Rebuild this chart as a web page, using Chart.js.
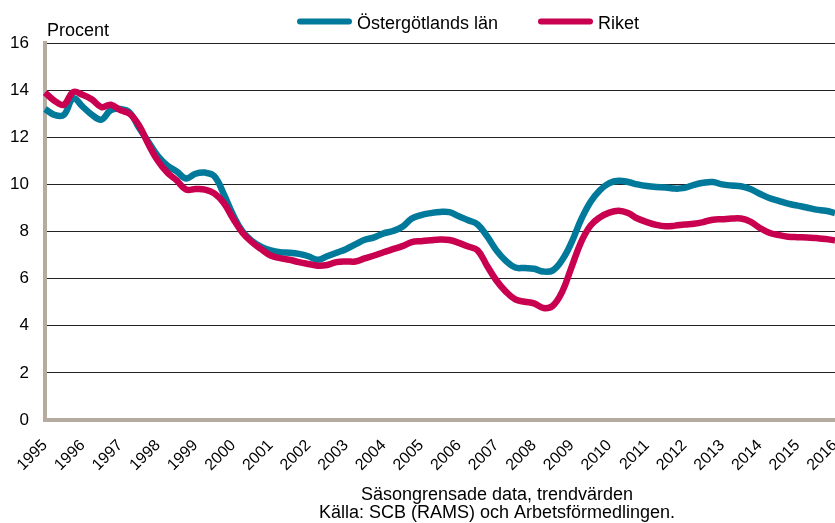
<!DOCTYPE html>
<html>
<head>
<meta charset="utf-8">
<script src="https://cdn.jsdelivr.net/npm/chart.js@4.4.1/dist/chart.umd.min.js"></script>
<style>
  html, body { margin: 0; padding: 0; background: #fff; }
  #wrap { width: 835px; height: 523px; }
</style>
</head>
<body>
<div id="wrap"><canvas id="ch" width="835" height="523"></canvas></div>
<script>
// years on the x axis, data is quarterly (Q1 1995 .. Q1 2016)
const years = ['1995','1996','1997','1998','1999','2000','2001','2002','2003','2004','2005',
  '2006','2007','2008','2009','2010','2011','2012','2013','2014','2015','2016'];

const ostergotland = [
  13.2, 12.95, 12.95, 13.65, 13.3, 12.95, 12.75, 13.15, 13.2, 13.05, 12.4, 11.8,
  11.2, 10.8, 10.55, 10.25, 10.45, 10.5, 10.35, 9.6, 8.7, 8.0, 7.6, 7.35,
  7.2, 7.12, 7.1, 7.05, 6.95, 6.8, 6.95, 7.1, 7.25, 7.45, 7.65, 7.75,
  7.92, 8.02, 8.2, 8.55, 8.7, 8.78, 8.83, 8.82, 8.65, 8.48, 8.3, 7.8,
  7.2, 6.75, 6.47, 6.45, 6.42, 6.3, 6.35, 6.8, 7.55, 8.5, 9.25, 9.75,
  10.05, 10.15, 10.1, 10.0, 9.93, 9.89, 9.87, 9.82, 9.85, 9.98, 10.07, 10.1,
  10.0, 9.95, 9.92, 9.8, 9.6, 9.42, 9.3, 9.18, 9.1, 9.02, 8.93, 8.88, 8.78
];

const riket = [
  13.9, 13.55, 13.38, 13.92, 13.8, 13.6, 13.28, 13.38, 13.15, 13.0, 12.5, 11.7,
  11.0, 10.5, 10.17, 9.78, 9.8, 9.78, 9.62, 9.22, 8.55, 7.95, 7.55, 7.25,
  6.98, 6.87, 6.8, 6.7, 6.62, 6.55, 6.58, 6.7, 6.73, 6.73, 6.86, 6.98,
  7.12, 7.25, 7.38, 7.55, 7.59, 7.63, 7.66, 7.64, 7.52, 7.36, 7.2, 6.55,
  5.92, 5.45, 5.12, 5.02, 4.95, 4.75, 4.85, 5.45, 6.5, 7.55, 8.25, 8.6,
  8.8, 8.88, 8.78, 8.55, 8.4, 8.28, 8.22, 8.25, 8.3, 8.33, 8.4, 8.5,
  8.52, 8.55, 8.55, 8.42, 8.15, 7.95, 7.85, 7.78, 7.76, 7.75, 7.72, 7.68, 7.62
];

const seriesNames = ['Östergötlands län', 'Riket'];
const footerLines = ['Säsongrensade data, trendvärden', 'Källa: SCB (RAMS) och Arbetsförmedlingen.'];

const FONT = '"Liberation Sans", Arial, sans-serif';
const TEAL = '#00799b';
const RED = '#c8004f';
const AXIS = '#b5ab9f';

// quarterly labels, year only on first quarter
const labels = [];
years.forEach((y, i) => {
  for (let q = 0; q < 4; q++) {
    if (i === years.length - 1 && q > 0) break;
    labels.push(q === 0 ? y : '');
  }
});

// legend, unit label and source text
const notes = {
  id: 'notes',
  afterDraw(chart) {
    const c = chart.ctx;
    c.save();
    c.fillStyle = '#000';
    c.font = '18px ' + FONT;
    c.textBaseline = 'alphabetic';
    c.textAlign = 'left';
    c.fillText('Procent', 47, 35.5);

    const legX = [297, 538];
    chart.data.datasets.forEach((ds, i) => {
      c.strokeStyle = ds.borderColor;
      c.lineWidth = 6;
      c.lineCap = 'round';
      c.beginPath();
      c.moveTo(legX[i] + 3, 21.5);
      c.lineTo(legX[i] + 52, 21.5);
      c.stroke();
      c.fillText(ds.label, legX[i] + 60, 28.5);
    });

    c.textAlign = 'center';
    footerLines.forEach((t, i) => c.fillText(t, 497, 500 + i * 18));
    c.restore();
  }
};

new Chart(document.getElementById('ch').getContext('2d'), {
  type: 'line',
  data: {
    labels: labels,
    datasets: [
      {
        label: seriesNames[0],
        data: ostergotland,
        borderColor: TEAL,
        backgroundColor: TEAL,
        borderWidth: 6.5,
        pointRadius: 0,
        tension: 0.4,
        order: 1
      },
      {
        label: seriesNames[1],
        data: riket,
        borderColor: RED,
        backgroundColor: RED,
        borderWidth: 6.5,
        pointRadius: 0,
        tension: 0.4,
        order: 0
      }
    ]
  },
  options: {
    responsive: false,
    animation: false,
    layout: { padding: { top: 43, right: 0, bottom: 48, left: 0 } },
    plugins: {
      legend: { display: false },
      tooltip: { enabled: false }
    },
    scales: {
      x: {
        offset: false,
        afterFit: (s) => { s.height = 55; s.paddingLeft = 0; s.paddingRight = 0; },
        grid: { display: false },
        border: { display: true, color: AXIS, width: 4 },
        ticks: {
          autoSkip: false,
          maxRotation: 45,
          minRotation: 45,
          padding: 8,
          color: '#000',
          font: { family: FONT, size: 16 },
          callback: function(v, i) { return labels[i]; }
        }
      },
      y: {
        min: 0,
        max: 16,
        afterFit: (s) => { s.width = 45; s.paddingTop = 0; s.paddingBottom = 0; },
        grid: { color: '#222', lineWidth: 1, drawTicks: false },
        border: { display: true, color: AXIS, width: 4 },
        ticks: {
          stepSize: 2,
          padding: 16,
          color: '#000',
          font: { family: FONT, size: 17 }
        }
      }
    }
  },
  plugins: [notes]
});
</script>
</body>
</html>
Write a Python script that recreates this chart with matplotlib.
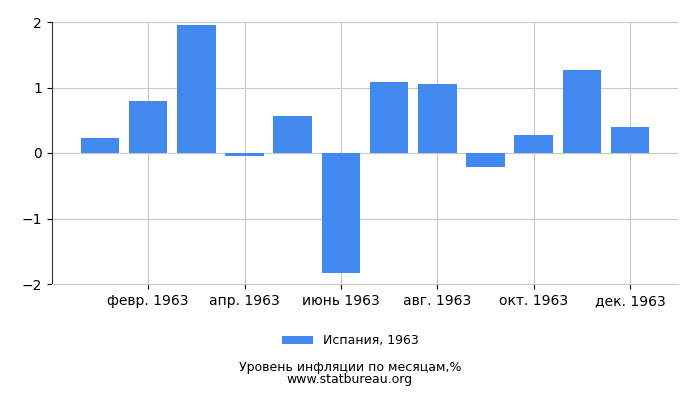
import matplotlib
matplotlib.use("Agg")
import matplotlib.pyplot as plt

months = list(range(12))
values = [0.23, 0.80, 1.95, -0.05, 0.57, -1.83, 1.08, 1.05, -0.22, 0.28, 1.26, 0.39]
tick_pos = [1, 3, 5, 7, 9, 11]
tick_labels = ["февр. 1963", "апр. 1963", "июнь 1963", "авг. 1963", "окт. 1963", "дек. 1963"]

fig = plt.figure(figsize=(7, 4), dpi=100)
ax = fig.add_axes([0.074, 0.29, 0.895, 0.655])
ax.bar(months, values, width=0.8, color="#4189ee", label="Испания, 1963", zorder=3)
ax.set_xlim(-1, 12)
ax.set_ylim(-2, 2)
ax.set_yticks([-2, -1, 0, 1, 2])
ax.set_xticks(tick_pos)
ax.set_xticklabels(tick_labels, fontsize=10)
ax.tick_params(axis="y", labelsize=10)
ax.grid(True, color="#c8c8c8", linewidth=0.8, zorder=0)
for s in ["top", "right"]:
    ax.spines[s].set_visible(False)
ax.spines["left"].set_color("#333333")
ax.spines["bottom"].set_color("#c8c8c8")
fig.legend(loc="center", bbox_to_anchor=(0.5, 0.148), frameon=False, fontsize=9, handlelength=2.5)
fig.text(0.5, 0.072, "Уровень инфляции по месяцам,%", ha="center", fontsize=9)
fig.text(0.5, 0.042, "www.statbureau.org", ha="center", fontsize=9)
fig.savefig("out.png", dpi=100)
:::::
### Directions
Write the material out again exactly as it appears, dropping the pictures.

### Answer to this task
Rebuild this chart as a web page, using Chart.js.
<!DOCTYPE html>
<html>
<head>
<meta charset="utf-8">
<script src="https://cdn.jsdelivr.net/npm/chart.js@4.4.1/dist/chart.umd.min.js"></script>
<style>
  html, body { margin: 0; padding: 0; background: #fff; }
  #wrap { width: 835px; height: 523px; }
</style>
</head>
<body>
<div id="wrap"><canvas id="ch" width="835" height="523"></canvas></div>
<script>
// years on the x axis, data is quarterly (Q1 1995 .. Q1 2016)
const years = ['1995','1996','1997','1998','1999','2000','2001','2002','2003','2004','2005',
  '2006','2007','2008','2009','2010','2011','2012','2013','2014','2015','2016'];

const ostergotland = [
  13.2, 12.95, 12.95, 13.65, 13.3, 12.95, 12.75, 13.15, 13.2, 13.05, 12.4, 11.8,
  11.2, 10.8, 10.55, 10.25, 10.45, 10.5, 10.35, 9.6, 8.7, 8.0, 7.6, 7.35,
  7.2, 7.12, 7.1, 7.05, 6.95, 6.8, 6.95, 7.1, 7.25, 7.45, 7.65, 7.75,
  7.92, 8.02, 8.2, 8.55, 8.7, 8.78, 8.83, 8.82, 8.65, 8.48, 8.3, 7.8,
  7.2, 6.75, 6.47, 6.45, 6.42, 6.3, 6.35, 6.8, 7.55, 8.5, 9.25, 9.75,
  10.05, 10.15, 10.1, 10.0, 9.93, 9.89, 9.87, 9.82, 9.85, 9.98, 10.07, 10.1,
  10.0, 9.95, 9.92, 9.8, 9.6, 9.42, 9.3, 9.18, 9.1, 9.02, 8.93, 8.88, 8.78
];

const riket = [
  13.9, 13.55, 13.38, 13.92, 13.8, 13.6, 13.28, 13.38, 13.15, 13.0, 12.5, 11.7,
  11.0, 10.5, 10.17, 9.78, 9.8, 9.78, 9.62, 9.22, 8.55, 7.95, 7.55, 7.25,
  6.98, 6.87, 6.8, 6.7, 6.62, 6.55, 6.58, 6.7, 6.73, 6.73, 6.86, 6.98,
  7.12, 7.25, 7.38, 7.55, 7.59, 7.63, 7.66, 7.64, 7.52, 7.36, 7.2, 6.55,
  5.92, 5.45, 5.12, 5.02, 4.95, 4.75, 4.85, 5.45, 6.5, 7.55, 8.25, 8.6,
  8.8, 8.88, 8.78, 8.55, 8.4, 8.28, 8.22, 8.25, 8.3, 8.33, 8.4, 8.5,
  8.52, 8.55, 8.55, 8.42, 8.15, 7.95, 7.85, 7.78, 7.76, 7.75, 7.72, 7.68, 7.62
];

const seriesNames = ['Östergötlands län', 'Riket'];
const footerLines = ['Säsongrensade data, trendvärden', 'Källa: SCB (RAMS) och Arbetsförmedlingen.'];

const FONT = '"Liberation Sans", Arial, sans-serif';
const TEAL = '#00799b';
const RED = '#c8004f';
const AXIS = '#b5ab9f';

// quarterly labels, year only on first quarter
const labels = [];
years.forEach((y, i) => {
  for (let q = 0; q < 4; q++) {
    if (i === years.length - 1 && q > 0) break;
    labels.push(q === 0 ? y : '');
  }
});

// legend, unit label and source text
const notes = {
  id: 'notes',
  afterDraw(chart) {
    const c = chart.ctx;
    c.save();
    c.fillStyle = '#000';
    c.font = '18px ' + FONT;
    c.textBaseline = 'alphabetic';
    c.textAlign = 'left';
    c.fillText('Procent', 47, 35.5);

    const legX = [297, 538];
    chart.data.datasets.forEach((ds, i) => {
      c.strokeStyle = ds.borderColor;
      c.lineWidth = 6;
      c.lineCap = 'round';
      c.beginPath();
      c.moveTo(legX[i] + 3, 21.5);
      c.lineTo(legX[i] + 52, 21.5);
      c.stroke();
      c.fillText(ds.label, legX[i] + 60, 28.5);
    });

    c.textAlign = 'center';
    footerLines.forEach((t, i) => c.fillText(t, 497, 500 + i * 18));
    c.restore();
  }
};

new Chart(document.getElementById('ch').getContext('2d'), {
  type: 'line',
  data: {
    labels: labels,
    datasets: [
      {
        label: seriesNames[0],
        data: ostergotland,
        borderColor: TEAL,
        backgroundColor: TEAL,
        borderWidth: 6.5,
        pointRadius: 0,
        tension: 0.4,
        order: 1
      },
      {
        label: seriesNames[1],
        data: riket,
        borderColor: RED,
        backgroundColor: RED,
        borderWidth: 6.5,
        pointRadius: 0,
        tension: 0.4,
        order: 0
      }
    ]
  },
  options: {
    responsive: false,
    animation: false,
    layout: { padding: { top: 43, right: 0, bottom: 48, left: 0 } },
    plugins: {
      legend: { display: false },
      tooltip: { enabled: false }
    },
    scales: {
      x: {
        offset: false,
        afterFit: (s) => { s.height = 55; s.paddingLeft = 0; s.paddingRight = 0; },
        grid: { display: false },
        border: { display: true, color: AXIS, width: 4 },
        ticks: {
          autoSkip: false,
          maxRotation: 45,
          minRotation: 45,
          padding: 8,
          color: '#000',
          font: { family: FONT, size: 16 },
          callback: function(v, i) { return labels[i]; }
        }
      },
      y: {
        min: 0,
        max: 16,
        afterFit: (s) => { s.width = 45; s.paddingTop = 0; s.paddingBottom = 0; },
        grid: { color: '#222', lineWidth: 1, drawTicks: false },
        border: { display: true, color: AXIS, width: 4 },
        ticks: {
          stepSize: 2,
          padding: 16,
          color: '#000',
          font: { family: FONT, size: 17 }
        }
      }
    }
  },
  plugins: [notes]
});
</script>
</body>
</html>
Write a Python script that recreates this chart with matplotlib.
import matplotlib
matplotlib.use("Agg")
import matplotlib.pyplot as plt

months = list(range(12))
values = [0.23, 0.80, 1.95, -0.05, 0.57, -1.83, 1.08, 1.05, -0.22, 0.28, 1.26, 0.39]
tick_pos = [1, 3, 5, 7, 9, 11]
tick_labels = ["февр. 1963", "апр. 1963", "июнь 1963", "авг. 1963", "окт. 1963", "дек. 1963"]

fig = plt.figure(figsize=(7, 4), dpi=100)
ax = fig.add_axes([0.074, 0.29, 0.895, 0.655])
ax.bar(months, values, width=0.8, color="#4189ee", label="Испания, 1963", zorder=3)
ax.set_xlim(-1, 12)
ax.set_ylim(-2, 2)
ax.set_yticks([-2, -1, 0, 1, 2])
ax.set_xticks(tick_pos)
ax.set_xticklabels(tick_labels, fontsize=10)
ax.tick_params(axis="y", labelsize=10)
ax.grid(True, color="#c8c8c8", linewidth=0.8, zorder=0)
for s in ["top", "right"]:
    ax.spines[s].set_visible(False)
ax.spines["left"].set_color("#333333")
ax.spines["bottom"].set_color("#c8c8c8")
fig.legend(loc="center", bbox_to_anchor=(0.5, 0.148), frameon=False, fontsize=9, handlelength=2.5)
fig.text(0.5, 0.072, "Уровень инфляции по месяцам,%", ha="center", fontsize=9)
fig.text(0.5, 0.042, "www.statbureau.org", ha="center", fontsize=9)
fig.savefig("out.png", dpi=100)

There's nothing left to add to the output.